BONUS DEPRECIATION CONCESSIONS:
The Act extends for one year the 50 percent bonus depreciation for qualified property under IRC section 168(k). The provision applies to qualified property placed in service before January 1, 2014 (before January 1, 2015 for certain longer-lived and transportation assets).
The provision makes some modifications, notably decoupling bonus depreciation from allocation of contract costs under the percentage of completion accounting method rules for assets with a depreciable life of seven years or less that are placed in service in 2013. For regulated utilities, the provision clarifies that it is a violation of the normalization rules to assume a bonus depreciation benefit for ratemaking purposes when a utility has elected not to take bonus depreciation.
Generally, qualified property includes:
• Property with a MACRS recovery period of 20 years or less;
• Certain computer software;
• Water utility property; or
• Qualified leasehold improvement property.
ALTERNATIVE MINIMUM TAX CREDIT CONCESSION:
In addition, the Act provides for another temporary election to accelerate some AMT credits in lieu of bonus depreciation for property placed in service in 2013. This election allows corporations to effectively “monetize” a portion of their AMT credits in lieu of claiming bonus depreciation.
LEASEHOLD IMPROVEMENTS DEPRECIATION CONCESSION:
The Act retroactively extends the 15-year straight-line cost recovery for certain leasehold, restaurant, and retail improvements, and new restaurant buildings that are placed in service before January 1, 2014. The provision had originally expired at the end of 2011.
IRC Section 179 Expensing Limitation:
The Act increases the maximum amount and phase-out threshold in 2012 and 2013 for small business expensing under section 179 to the levels in effect in 2010 and 2011. For tax years beginning in 2013, the limitation is raised to $500,000 and would be reduced if the cost of IRC section 179 property placed in service exceeds $2 million. Within those thresholds, the Act allows a taxpayer to expense up to $250,000 of the cost of qualified leasehold improvement property, qualified restaurant property, and qualified retail improvement property. Those limitation amounts will return to $25,000 and $200,000, respectively, after 2013.
ACTIVE FINANCING INCOME EXCEPTION & CONTROLLED FOREIGN CORPORATION, CFD, LOOK-THROUGH
The exception in subpart F allowing deferral of the active financing income of a controlled foreign corporation (CFC) engaged predominantly in banking, financing, or similar business activity expired at the end of 2011. The Act retroactively extends the exception through the end of 2013.
Similarly, the IRC section 954(c)(6) look-through treatment for payments between related CFCs expired in 2011. The Act retroactively extends the treatment through 2013.
IGNORED IRC SECTIONS
Leaders of the House and Senate tax-writing committees indicated throughout 2012 that the days of routine extension of expiring tax provisions may be coming to an end.

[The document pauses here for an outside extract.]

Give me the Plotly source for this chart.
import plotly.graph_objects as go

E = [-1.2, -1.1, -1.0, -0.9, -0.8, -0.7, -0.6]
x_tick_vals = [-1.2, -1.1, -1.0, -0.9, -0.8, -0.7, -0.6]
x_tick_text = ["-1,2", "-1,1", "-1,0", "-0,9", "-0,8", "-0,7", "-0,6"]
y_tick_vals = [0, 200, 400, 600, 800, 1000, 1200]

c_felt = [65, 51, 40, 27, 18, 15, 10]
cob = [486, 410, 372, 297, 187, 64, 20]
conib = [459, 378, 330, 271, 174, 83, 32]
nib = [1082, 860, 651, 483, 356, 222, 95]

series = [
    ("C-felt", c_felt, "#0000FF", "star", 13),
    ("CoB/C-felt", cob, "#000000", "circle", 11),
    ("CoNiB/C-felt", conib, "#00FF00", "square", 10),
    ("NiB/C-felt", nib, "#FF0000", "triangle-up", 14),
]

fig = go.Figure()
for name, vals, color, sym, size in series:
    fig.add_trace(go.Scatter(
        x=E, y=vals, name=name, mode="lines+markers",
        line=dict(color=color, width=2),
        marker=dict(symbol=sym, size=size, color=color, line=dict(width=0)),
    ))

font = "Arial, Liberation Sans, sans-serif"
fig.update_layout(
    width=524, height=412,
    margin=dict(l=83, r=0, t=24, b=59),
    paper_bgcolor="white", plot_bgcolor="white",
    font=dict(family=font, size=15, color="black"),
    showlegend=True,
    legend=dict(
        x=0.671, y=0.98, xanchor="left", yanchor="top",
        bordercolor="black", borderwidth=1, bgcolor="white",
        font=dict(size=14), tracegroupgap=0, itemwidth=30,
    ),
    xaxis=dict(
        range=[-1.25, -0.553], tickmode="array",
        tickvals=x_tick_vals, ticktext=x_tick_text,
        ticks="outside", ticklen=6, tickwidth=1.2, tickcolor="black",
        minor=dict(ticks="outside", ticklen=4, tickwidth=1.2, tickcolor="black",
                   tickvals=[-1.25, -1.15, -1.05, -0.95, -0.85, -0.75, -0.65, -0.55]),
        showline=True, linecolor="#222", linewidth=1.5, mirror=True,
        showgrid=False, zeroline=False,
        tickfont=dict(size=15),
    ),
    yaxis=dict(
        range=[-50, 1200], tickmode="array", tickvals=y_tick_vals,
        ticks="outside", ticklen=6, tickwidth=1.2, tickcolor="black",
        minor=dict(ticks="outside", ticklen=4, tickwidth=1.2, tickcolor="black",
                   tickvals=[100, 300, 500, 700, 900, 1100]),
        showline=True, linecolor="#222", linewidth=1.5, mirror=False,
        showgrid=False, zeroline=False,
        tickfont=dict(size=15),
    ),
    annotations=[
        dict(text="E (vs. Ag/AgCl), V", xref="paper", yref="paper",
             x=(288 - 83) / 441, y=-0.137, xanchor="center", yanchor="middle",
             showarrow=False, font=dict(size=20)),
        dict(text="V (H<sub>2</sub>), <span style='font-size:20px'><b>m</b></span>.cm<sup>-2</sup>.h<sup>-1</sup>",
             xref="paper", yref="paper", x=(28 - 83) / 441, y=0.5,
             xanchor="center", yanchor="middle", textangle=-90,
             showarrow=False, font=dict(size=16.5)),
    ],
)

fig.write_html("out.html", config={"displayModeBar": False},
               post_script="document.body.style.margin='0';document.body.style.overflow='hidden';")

This sentiment was, at least in small measure, reflected in the Act’s extenders package.
The Act does not include Treasury 1603 grants for specified energy property in lieu of tax credits enacted in the American Recovery and Reinvestment Act of 2009. Several other provisions that typically have been part of tax extenders legislation — such as the enhanced charitable deduction for contributions of book inventories to public schools and for corporate contributions of computer inventory for educational purposes — also are excluded.
ENERGY PROVISIONS
The Act extends tax credits for construction of energy-efficient new homes, energy-efficiency improvements to existing homes, and the manufacture of energy-efficient appliances, as well as various incentives for biodiesel and renewable diesel, alternative fuel, and alternative fuel mixtures. Incentives for biodiesel and renewable diesel and the extension and modification of the wind production tax credit are also included in the legislation. Additionally, the Act extends the production tax credit for wind through 2013 and includes a modification to allow renewable energy facilities that begin construction before the end of 2013 to claim 10 years of credits—a substantial change from the prior placed in service rules that applied to such projects. It also disallows commonly recycled paper from qualifying for the section 45-production tax credit.
SUNDRY PROVISIONS
Other extended business provisions include the New Markets Tax Credit, the Work Opportunity Tax Credit, and the special exclusion rules for certain small business stock.
IN-DEPTH ANALYSIS OF THE SECTIONS OF THE ACT SELECTED BY THE AUTHOR:
I.
Among the taxpayer-favorable aspects of the American Taxpayer Relief Act of 2012 (Act), the 100 percent exclusion from gross income of gain on the sale of Qualified Small Business Stock (QSBS), provided for in section 1202 of the Internal Revenue Code, was extended for an additional year. Therefore, gain from the sale of QSBS purchased during the period between September 2010 and December 31, 2013 will not be subjected to tax, provided certain requirements are met.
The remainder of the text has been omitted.